What are some tips and tricks for celebrity photography that you’ve learned over the years?

The biggest one for me is simply taking a breath and calming down because you tend to get overwhelmed when you meet celebrities. You tend to get star struck because these are people maybe you admire or look up to. So you kinda have to breathe, relax and do everything the normal way otherwise you can get lost in the moment.

Another thing is preparation because celebrities live busy lives. Hence, they often don’t want to do stuff that takes too long. So it’s about getting your settings right, scouting locations before the shoot and  knowing their likes and dislikes about the photography. It’s about being well prepared basically because you want to go in and come out of the session as fast as possible so that no ones time is waisted or no one gets frustrated.

What changes have you seen in the Zimbabwe photography industry over the past several years? And where do you see our industry going in the future?

Of late, there have been a lot of new photographers emerging. This is exciting because it creates more competition which I believe is healthy as it forces everyone to improve. Most times when you operate in a monopolistic industry you become lazy or complacent so this trend is keeping both existing and emerging photographers on their toes.

Future wise, I hope the industry normalises in terms of prices because right now there really isn’t a standard price for photography in zim. People are charged what the photographer thinks the client is worth or what they think will get them more clients. Resultantly, this creates problems because a competitor will undercut your prices  which in turn makes you lose a lot of customers. So hopefully things normalise going foward.

Another thing,  I hope that clients begin to appreciate the importance of photography because one of the biggest challenges at the moment is convincing clients of the value of photography. Reason being in their minds it’s just taking pictures so why should it cost so much. But you know, if one is to take pictures for a hundred dollar or million dollar campaign, it goes that the photography is a big part of it because it’s the visuals that accompany the brand message you’re putting out. So I just hope that client’s eventually begin to recognise and appreciate the time and effort that goes into photography plus it’s utmost value thereof.

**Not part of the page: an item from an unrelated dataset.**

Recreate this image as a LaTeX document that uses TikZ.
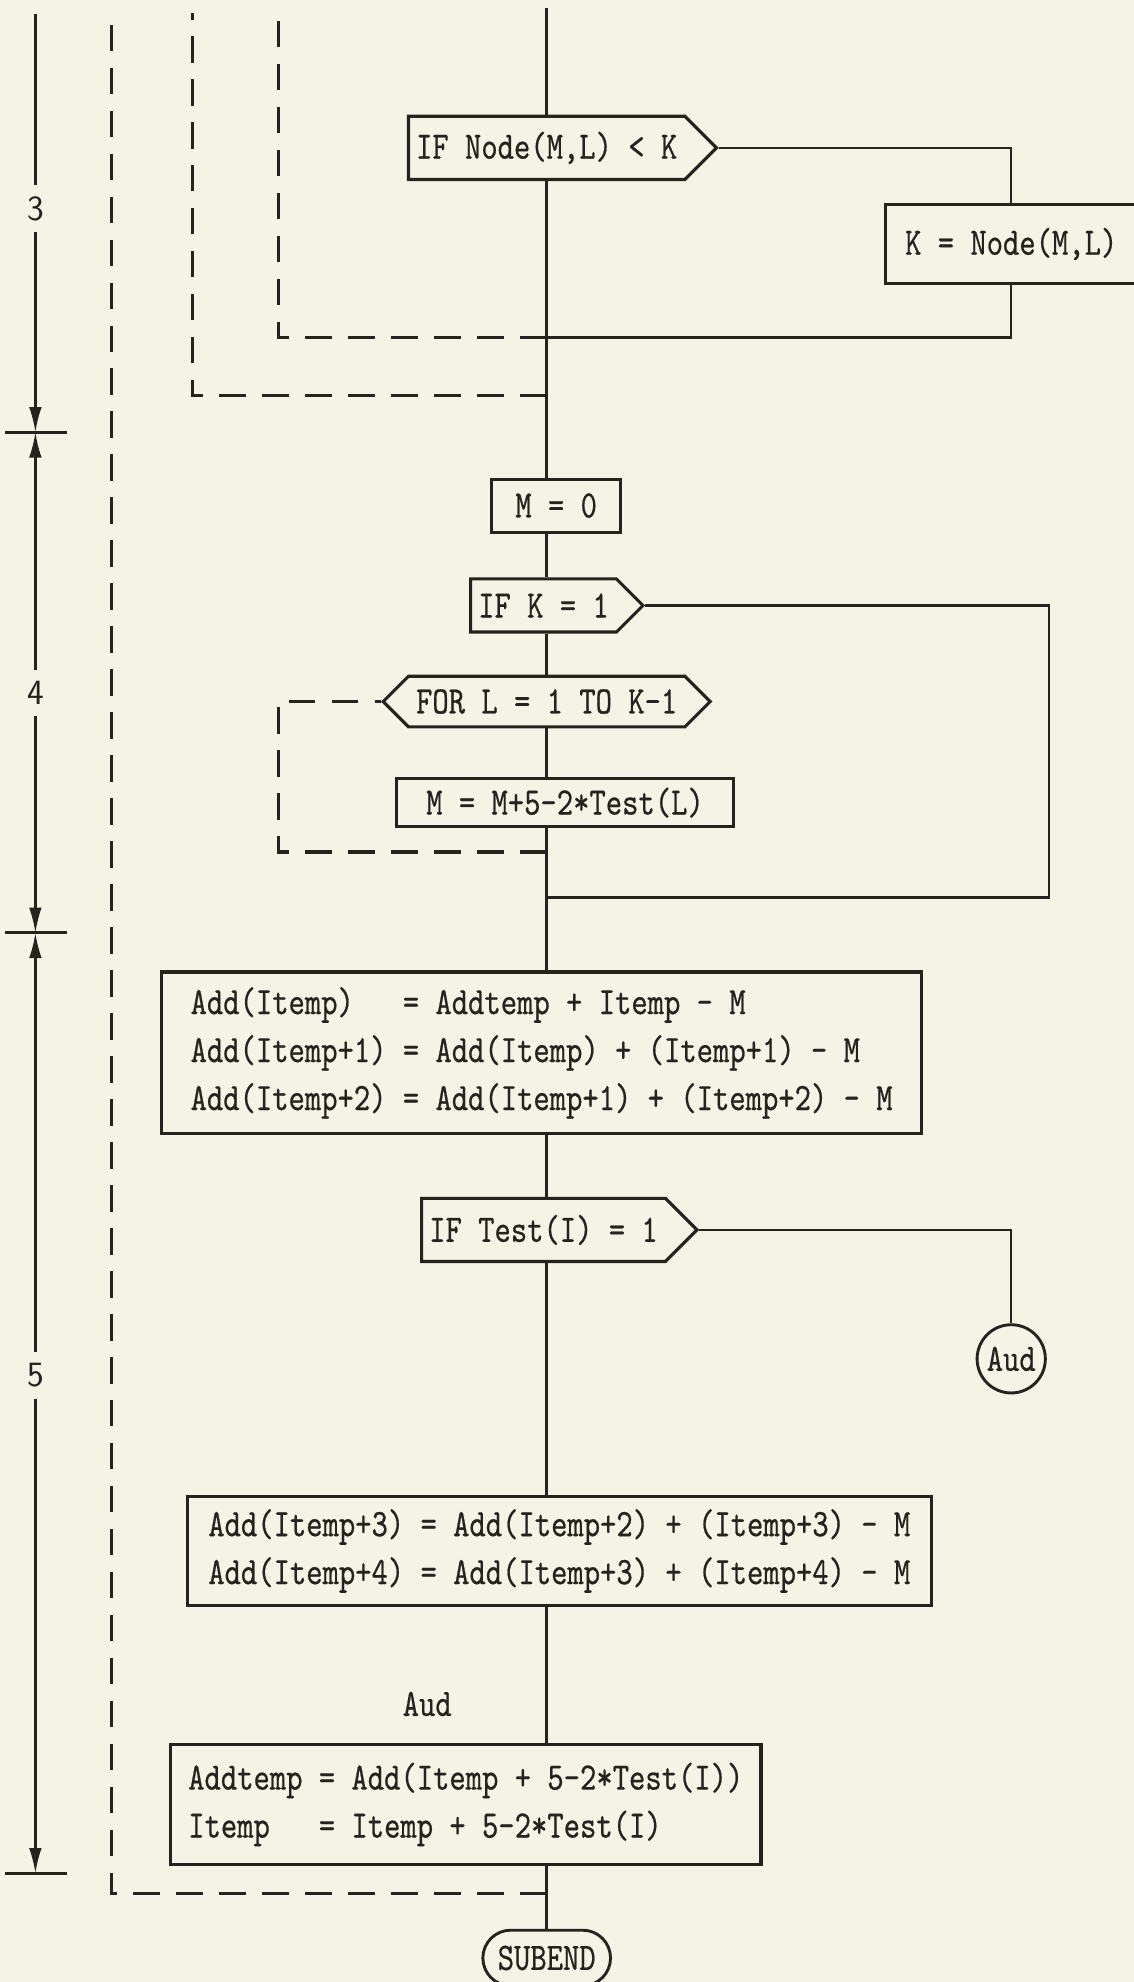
\documentclass[tikz,border=0pt]{standalone}
\usepackage{fontspec}
\newfontfamily\tw{lmmono10-regular.otf}[FakeStretch=0.8, FakeBold=0.5]
\newcommand\codefont{\fontsize{17.5}{21.6}\selectfont\tw}
\usepackage{tikz}
\usetikzlibrary{shapes.symbols, arrows.meta}
\definecolor{paper}{RGB}{244,243,230}
\definecolor{ink}{RGB}{38,34,30}

\begin{document}
\begin{tikzpicture}[
    color=ink, line width=1.1pt,
    box/.style={draw, rectangle, font=\codefont, inner xsep=0.2cm, line width=1.4pt},
    test/.style={draw, signal, signal to=east, signal pointer angle=90, font=\codefont,
        inner xsep=0.12cm, minimum height=1cm, line width=1.4pt},
    loopbox/.style={test, signal to=west and east},
    joint/.style={draw, circle, font=\codefont, inner sep=0pt, minimum size=1.08cm, line width=1.3pt},
    term/.style={draw, rectangle, rounded corners=0.44cm, font=\codefont, minimum width=2.02cm,
        minimum height=0.88cm, line width=1.3pt},
    frame/.style={line width=1.4pt, dash pattern=on 0.42cm off 0.26cm},
    dim/.style={line width=1pt, -{Latex[length=4mm, width=2mm]}},
    dimlabel/.style={font=\sffamily\fontsize{16}{16}\selectfont, inner sep=0.16cm}
]
    \fill[paper] (0, 0) rectangle (17.94, -31.36);
    \useasboundingbox (0, 0) rectangle (17.94, -31.36);

    % section 3
    \coordinate (top) at (8.65, -0.12);
    \node[test] (ifnode) at (8.65, -2.34) {IF Node(M,L) < K};
    \node[box, minimum width=3.98cm, minimum height=1.24cm] (kset) at (16.0, -3.86) {K = Node(M,L)};
    \coordinate (j3) at (8.65, -5.34);

    % section 4
    \node[box, minimum width=2.04cm, minimum height=0.84cm] (mzero) at (8.8, -8.0) {M = 0};
    \node[test, minimum height=0.84cm] (ifk) at (8.6, -9.58) {IF K = 1};
    \node[loopbox, minimum height=0.8cm] (forl) at (8.65, -11.1) {FOR L = 1 TO K-1};
    \node[box, minimum width=5.34cm, minimum height=0.76cm] (mstep) at (8.94, -12.7) {M = M+5-2*Test(L)};
    \coordinate (fl) at (4.4, -13.48);
    \coordinate (fj) at (8.65, -13.48);
    \coordinate (r4) at (16.6, -14.2);
    \coordinate (j4) at (8.65, -14.2);

    % section 5
    \node[box, align=left, minimum width=12.02cm, minimum height=2.56cm] (addlow) at (8.57, -16.66)
        {Add(Itemp)\ \ \ = Addtemp + Itemp - M\\
         Add(Itemp+1) = Add(Itemp) + (Itemp+1) - M\\
         Add(Itemp+2) = Add(Itemp+1) + (Itemp+2) - M};
    \node[test] (iftest) at (8.6, -19.46) {IF Test(I) = 1};
    \node[joint] (audout) at (16.0, -21.5) {Aud};
    \node[box, align=left, minimum width=11.78cm, minimum height=1.72cm] (addhigh) at (8.85, -24.54)
        {Add(Itemp+3) = Add(Itemp+2) + (Itemp+3) - M\\
         Add(Itemp+4) = Add(Itemp+3) + (Itemp+4) - M};
    \node[font=\codefont] (audin) at (6.76, -26.96) {Aud};
    \node[box, align=left, minimum width=9.34cm, minimum height=1.9cm] (advance) at (7.37, -28.55)
        {Addtemp = Add(Itemp + 5-2*Test(I))\\
         Itemp\ \ \ = Itemp + 5-2*Test(I)};
    \node[term] (subend) at (8.65, -30.98) {SUBEND};

    % main line
    \draw (top) -- (ifnode.north -| top);
    \draw (ifnode.south -| top) -- (mzero.north -| top);
    \draw (mzero.south -| top) -- (ifk.north -| top);
    \draw (ifk.south -| top) -- (forl.north);
    \draw (forl.south) -- (mstep.north -| top);
    \draw (mstep.south -| top) -- (addlow.north -| top);
    \draw (addlow.south -| top) -- (iftest.north -| top);
    \draw (iftest.south -| top) -- (addhigh.north -| top);
    \draw (addhigh.south -| top) -- (advance.north -| top);
    \draw (advance.south -| top) -- (subend.north);

    % branches
    \draw (ifnode.east) -| (kset.north);
    \draw (kset.south) |- (j3);
    \draw (ifk.east) -| (r4) -- (j4);
    \draw (iftest.east) -| (audout.north);

    % loop frames
    \coordinate (f1) at (1.76, -0.2);
    \coordinate (e1) at (8.65, -29.96);
    \coordinate (f2) at (3.04, -0.2);
    \coordinate (e2) at (8.65, -6.26);
    \coordinate (f3) at (4.4, -0.2);
    \draw[frame] (e1) -| (f1);
    \draw[frame] (e2) -| (f2);
    \draw[frame] (j3) -| (f3);
    \draw[frame] (fj) -- (fl) |- (forl.west);

    % step dimensions
    \coordinate (dtop) at (0.56, -0.22);
    \coordinate (t1) at (0.56, -6.84);
    \coordinate (t2) at (0.56, -14.76);
    \coordinate (t3) at (0.56, -29.64);
    \node[dimlabel] (n3) at (0.56, -3.3) {3};
    \node[dimlabel] (n4) at (0.56, -10.96) {4};
    \node[dimlabel] (n5) at (0.56, -21.76) {5};
    \draw[line width=1pt] (dtop) -- (n3.north);
    \draw[dim] (n3.south) -- (t1);
    \draw[dim] (n4.north) -- (t1);
    \draw[dim] (n4.south) -- (t2);
    \draw[dim] (n5.north) -- (t2);
    \draw[dim] (n5.south) -- (t3);
    \foreach \t in {t1, t2, t3}
        \draw[line width=1.4pt] ([xshift=-0.48cm]\t) -- ([xshift=0.5cm]\t);
\end{tikzpicture}
\end{document}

If you could do it all over again would do anything differently? Photographically or life wise?

I don’t think so. Everything that’s happened to me so far has happened for a reason, in terms of the jobs I had that I didn’t enjoy or the troubles I’ve had. All this has molded me into the photographer that I am now and the person I am now. And I also believe that all those unique struggles and triumphs have made me stand out from other photographers because they matchlessly identify  with their own paths, trials, tribulations and victories. So no, I wouldn’t change anything.

Do you have any tips for an aspiring photographer who’s picking up a camera for the first time?

Besides consistency in shooting which I mentioned earlier on, another important thing to note is that it’s not easy. It’s not easy because with any art form or any creative process, there are times when people won’t see what you see. People won’t appreciate what you see. Nonetheless, I think at the end of the day it’s a case of just pushing through all that criticism – negative and positive and just try to improve on what you’re doing.

Another tip is that it’s not really about the quality of the camera that you have because the common misconception is that,”I have to have a really amazing camera to take pictures”. It’s about the camera that you have in your hands. I started off using my phone and yet managed to captured some really amazing pictures. So in essence, it’s about using what you have to get ahead and then eventually when you have enough money you can upgrade. And if you can do amazing things with basic equipment, what more the second that you upgrade?! You just have to push forward with the equipment you have and make the most of it.